Comparison between numerical and analytical solution of solute transport models

Abstract

The fate and movement of dissolved substances in soils and groundwater has generated considerable concern for the quality of the subsurface environment. Many analytical solutions for the partial differential equations that describe solute and pollutant movement exist. Numerical solutions are more general, and often more difficult to verify. In order to determine the model error, the examination of the ability of numerical methods compared to analytical methods is strongly recommended. The objective of the study is to make a comparison between numerical and analytical solution models for solute transport equation.

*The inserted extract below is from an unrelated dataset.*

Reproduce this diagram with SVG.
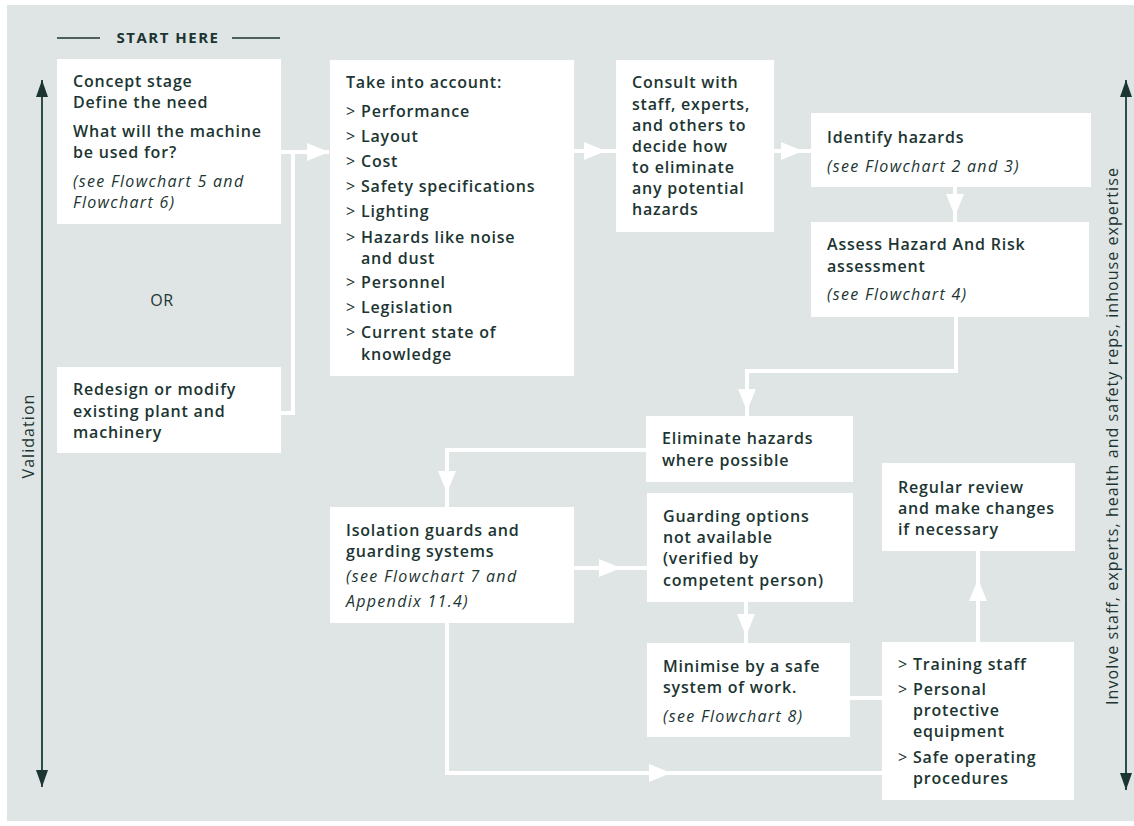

In this study, the numerical solution calculated with the WAVE-model is compared with the analytical solution calculated with CXTFTT-model. The study scenarios considered variables such as compartment depth, applied flux at the top and soil dispersivity under steady-state conditions. The simulations depend on 27 solute infiltration scenarios. The solute concentrations were calculated with the WAVE-model and the CXTFIT-model for each scenario. The WAVE-model error was evaluated with three methods: absolute average maximum error, relative average maximum error and relative average area error. The study implied that the WAVE-model error increased with the increase of the compartment depth, decreasing soil dispersivity, and decrease in flux. The study leads to the recommendation to use compartment depth as thin as possible to minimise the WAVE-model error. Furthermore, it is more useful to use several numerical solution models, such as SWMS-2D model, to evaluate and examine the WAVE-model.